Ia juga berpendapat bahwa aturan yang termaktub dalam PBM sudah tidak sesuai dengan situasi sekarang. Pada intinya, semangat Perpres ini dimaksudkan untuk mempermudah pendirian rumah ibadat karena jika terlalu sulit bisa melanggar hak asasi manusia untuk beribadah.

Keputusan Kemenag ini menuai banyak kritikan. Bukannya menyelesaikan, justru Perpres tersebut dianggap makin memperuncing konflik kerukunan umat beragama. Menurut Wakil Ketua MPR RI Hidayat Nur Wahid, seharusnya Kemenag mempertimbangkan fakta sosial keagamaan yang merujuk pada data resmi yang dikeluarkan Kemenag sendiri. 

Jika alasan Kemenag mengubah aturan pendirian rumah ibadat karena terjadi diskriminasi mayoritas atas minoritas, semua itu tidak ada buktinya, alias opini yang dipropagandakan saja. Ini karena jumlah gereja di Indonesia justru meningkat pesat selama tiga tahun terakhir.

Berdasarkan data Kemenag, pada 2021, jumlah gereja sebesar 72.233 atau meningkat 23,46 persen dari 2019. Sementara itu, jumlah masjid pada 2021 meningkat hanya 1,97 persen dari 2019, yakni sebanyak 285.631. 

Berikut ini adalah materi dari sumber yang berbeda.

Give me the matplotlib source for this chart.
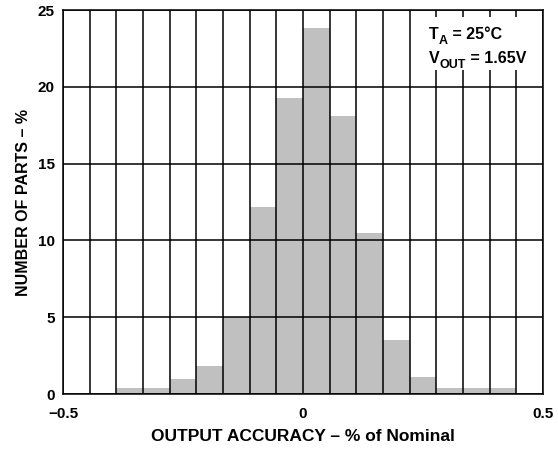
import matplotlib
matplotlib.use("Agg")
import matplotlib.pyplot as plt
import numpy as np
from matplotlib.patches import Rectangle
from matplotlib.transforms import offset_copy

plt.rcParams['font.family'] = ['Liberation Sans', 'DejaVu Sans']
plt.rcParams['font.weight'] = 'bold'

# Data: histogram of output accuracy (18 bins from -0.5 to 0.5 %)
bin_edges = np.linspace(-0.5, 0.5, 19)
percent_parts = [0, 0, 0.4, 0.4, 1.0, 1.8, 5.0, 12.2, 19.3, 23.8,
                 18.1, 10.5, 3.5, 1.1, 0.4, 0.4, 0.4, 0]
x_ticks = [-0.5, 0, 0.5]
x_tick_labels = ['\u22120.5', '0', '0.5']
y_ticks = [0, 5, 10, 15, 20, 25]

fig = plt.figure(figsize=(5.58, 4.49), dpi=100)
ax = fig.add_axes([63/558, 1-394/449, 480/558, 384/449])

widths = np.diff(bin_edges)
ax.bar(bin_edges[:-1], percent_parts, width=widths, align='edge',
       color='#c0c0c0', edgecolor='none', zorder=1)

ax.set_xlim(-0.5, 0.5)
ax.set_ylim(0, 25)
ax.set_xticks(x_ticks)
ax.set_xticklabels(x_tick_labels)
ax.set_xticks(bin_edges, minor=True)
ax.set_yticks(y_ticks)
ax.tick_params(axis='both', which='both', length=0, labelsize=11)
ax.tick_params(axis='x', pad=9)
ax.tick_params(axis='y', pad=6)

ax.grid(True, which='both', axis='x', color='black', linewidth=1.1, zorder=2)
ax.grid(True, which='major', axis='y', color='black', linewidth=1.1, zorder=2)
ax.set_axisbelow(False)
for s in ax.spines.values():
    s.set_linewidth(1.1)
    s.set_zorder(5)

ax.set_xlabel('OUTPUT ACCURACY \u2013 % of Nominal', fontsize=12.5, fontweight='bold', labelpad=6)
ax.set_ylabel('NUMBER OF PARTS \u2013 %', fontsize=11.5, fontweight='bold', labelpad=5)

# annotation box
ax.add_patch(Rectangle((0.744, 0.844), 0.254, 0.138, transform=ax.transAxes,
                       facecolor='white', edgecolor='none', zorder=3))

renderer = fig.canvas.get_renderer()


def rich_text(x, y, pieces):
    """pieces: list of (string, fontsize, dy_points)"""
    dx = 0.0
    for s, size, dy in pieces:
        tr = offset_copy(ax.transAxes, fig=fig, x=dx, y=dy, units='points')
        t = ax.text(x, y, s, transform=tr, fontsize=size, fontweight='bold',
                    ha='left', va='baseline', zorder=4)
        w = t.get_window_extent(renderer).width * 72.0 / fig.dpi
        dx += w


rich_text(0.763, 0.9245, [('T', 11.5, 0), ('A', 9, -3.5), (' = 25\u00b0C', 11.5, 0)])
rich_text(0.763, 0.862, [('V', 11.5, 0), ('OUT', 9, -3.5), (' = 1.65V', 11.5, 0)])

fig.savefig('out.png', dpi=100)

Jumlah umat Islam sangat besar, yaitu 86,93 persen dari penduduk Indonesia, tetapi jumlah masjid yang didirikan hanya 74 persen dari total rumah ibadat. Bandingkan dengan gereja, populasi umat Kristen hanya 10,55 persen, tetapi jumlah gereja jauh lebih besar, mencapai 22,28 persen dari jumlah total rumah ibadat. Artinya, jumlah gereja sudah melebihi kebutuhan jemaat. Di mana letak diskriminasinya?

Namun apa yang terjadi, umat Islam justru merasakan adanya diskriminasi dengan berbagai kebijakan, bahkan stigma negatif sering kali disematkan kepada kaum muslimin. Kita lihat bagaimana akhirnya kebijakan deradikalisasi dengan lantangnya menuding umat Islam sebagai kaum “radikal dan intoleran”. 

Diskriminasi dalam keadilan hukum. Masih tergambar di pelupuk mata bagaimana para ulama yang lantang menyuarakan kebenaran, malah dikriminalisasi dan dipersekusi. Sebagian ajaran Islam—seperti jihad dan khilafah—juga distigma sebagai perusak bangsa. Maka munculah kurikulum yang melarang pemberian pelajaran ini. 

Bukan hanya itu, masjid sebagai tempat umat Islam beribadah dan menimba ilmu, tidak luput dari stigma tersebut. Misalnya, larangan membicarakan politik di masjid, padahal politik adalah bagian dari ajaran Islam. 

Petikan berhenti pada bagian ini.